Sentencing dates should not dictate sentence lengths. Requiring federal inmates to continue serving prison sentences under terms that the commission has rightly rejected would be illogical and unfair.

The changes won’t affect all federal drug offenders. Among those who aren’t eligible are felons who were given tougher sentences for having a weapon or for obstructing justice.

Nor are the reduced sentences automatic. To get them, prisoners still must petition federal judges for review. The earliest possible release date, set by the commission, is Nov. 1, 2015.

In delaying the releases, the sentencing commission argued that the justice system needs time to handle an expected flood of petitions and probation needs. But the pause is unnecessary and unfortunate. Justice delayed is justice denied.

Even so, the commission’s support for retroactivity will help remedy racially disparate sentencing policies that have plagued the justice system for decades.

Members of Congress do not have to approve the commission’s decision — although they could overturn it, if they act by Nov. 1. That appears unlikely, since doing so would perpetuate the injustices of the past four decades and cost the nation billions of dollars in extra incarceration costs.

The sentencing commission sets sentencing guidelines for federal judges. The changes, therefore, do not affect the 1.6 million people who are locked up in state prisons around the country, including more than 50,000 in Ohio.
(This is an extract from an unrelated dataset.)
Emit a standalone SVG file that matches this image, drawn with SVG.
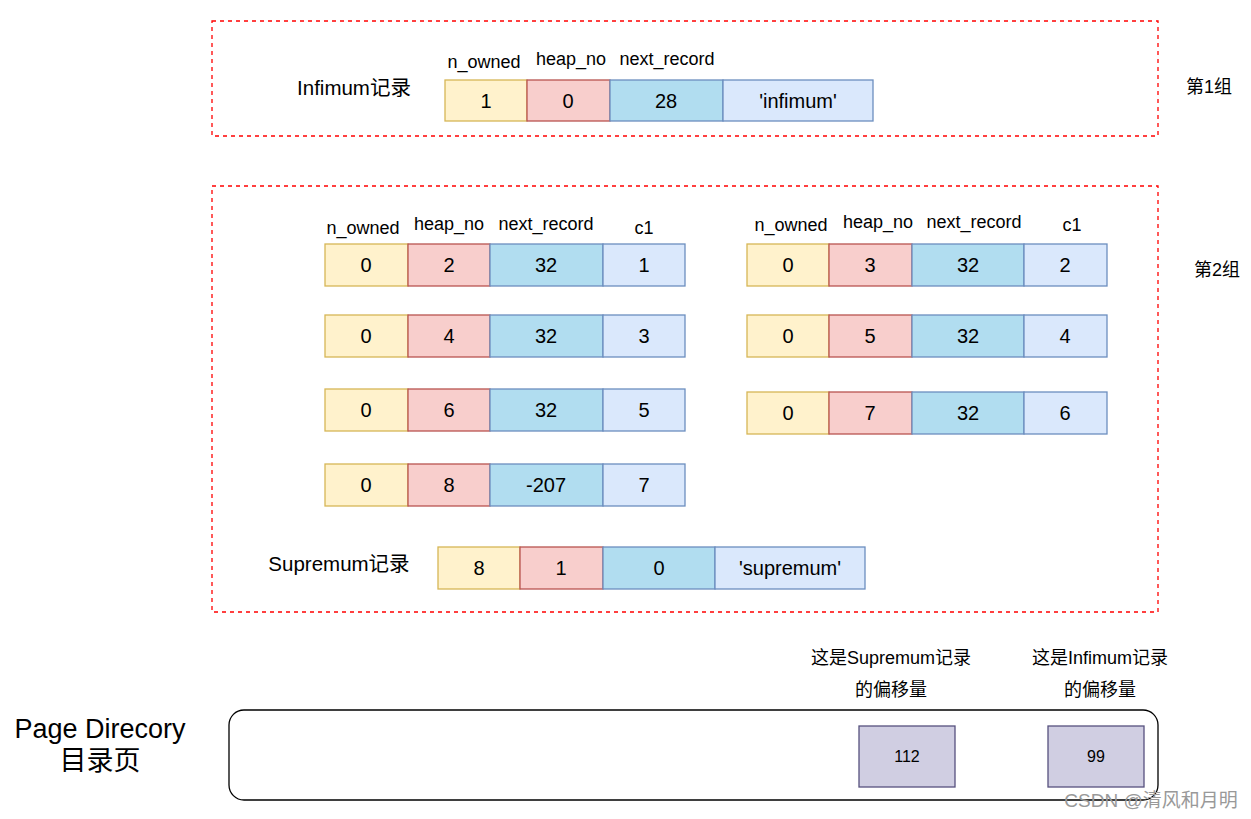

They cover only the 215,000 prisoners in the federal system, half of whom are serving time for drug crimes.

But the federal reforms send a strong signal to states such as Ohio, which spends $1.5 billion a year on its prison system, to get more nonviolent drug offenders out of prison and keep more of them from going there by diverting them to community-based treatment.

Such reforms need not compromise public safety. A new report by The Sentencing Project found that the three states that led the nation in reducing prison populations in the past decade — New York, New Jersey, and California — also had substantial declines in crime.

All three states reduced their prison populations by more than 22 percent between 1999 and 2012. In that period, their violent-crime rates also dropped more than the national average.

Prison populations fell in those states because of policy changes: diverting drug offenders to treatment programs, reducing the number of offenders who were returned to prison on technical parole violations, and permitting greater judicial discretion in sentencing.

That experience suggests that other states, including Ohio, can do more to reduce costly prison populations without compromising public safety.